We performed an experiment in which we turned a bicycle on its side and placed a piece of green tap on one of the spokes. We spun the wheel and recorded the wheel spinning until it came to a complete stop. A stop watch was in the frame of the video so we could note each time that the wheel completed one revolution, so we could calculate the angular velocity.
For example, the green tape made on complete revolution in .6 seconds, and 2 revolutions in 1.31 seconds, 3 revolutions in 2.19 seconds, etc.
So my question is, how do I go about graphing this to determine if the wheel is undamped, under damped, or over damped. I am having a hard time thinking of a way to plot the data to replicate some sort of oscillation.

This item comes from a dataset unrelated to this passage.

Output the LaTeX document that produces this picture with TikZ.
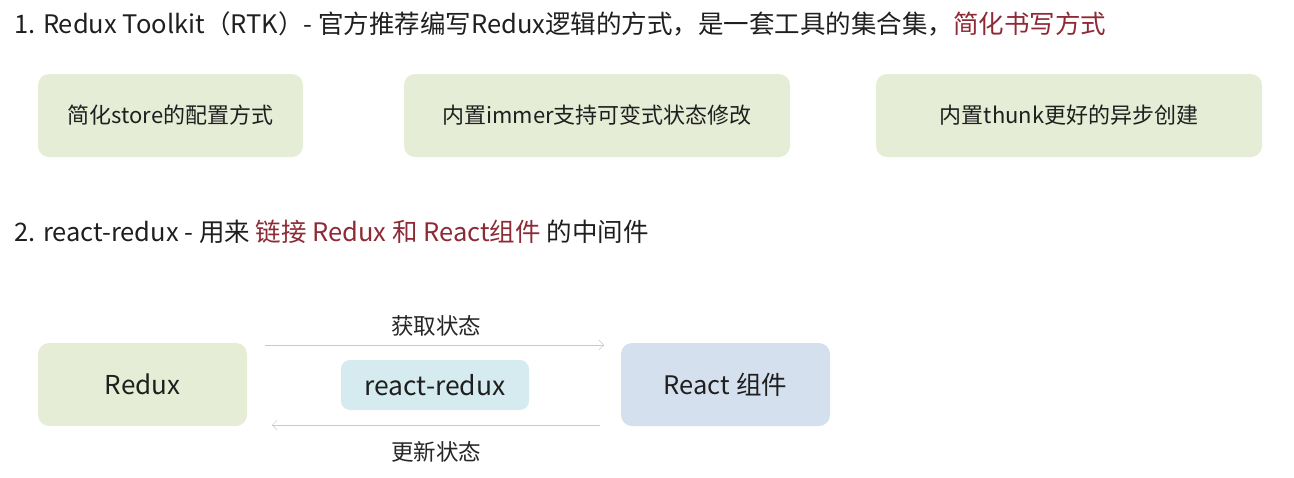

I may be wrong, but I calculated the arc that the wheel traveled as a function of time, synonyms to a position vs time graph, in order to view the response of my systems but clearly that doesn’t produce an oscillating graph. As time goes on, the arc distance traveled (s) is always getting larger until the wheel stops.
Examples I see, shows the displacement vs time graph of a spinning wheel but I don’t understand how can the displacement initially goes up and then come down, and then rise again and produce an isolating motion. That is easy for me to imagine for a spring mass, because the motion is literally swaying back and forth but in the case of a wheel, the distance is always getting larger.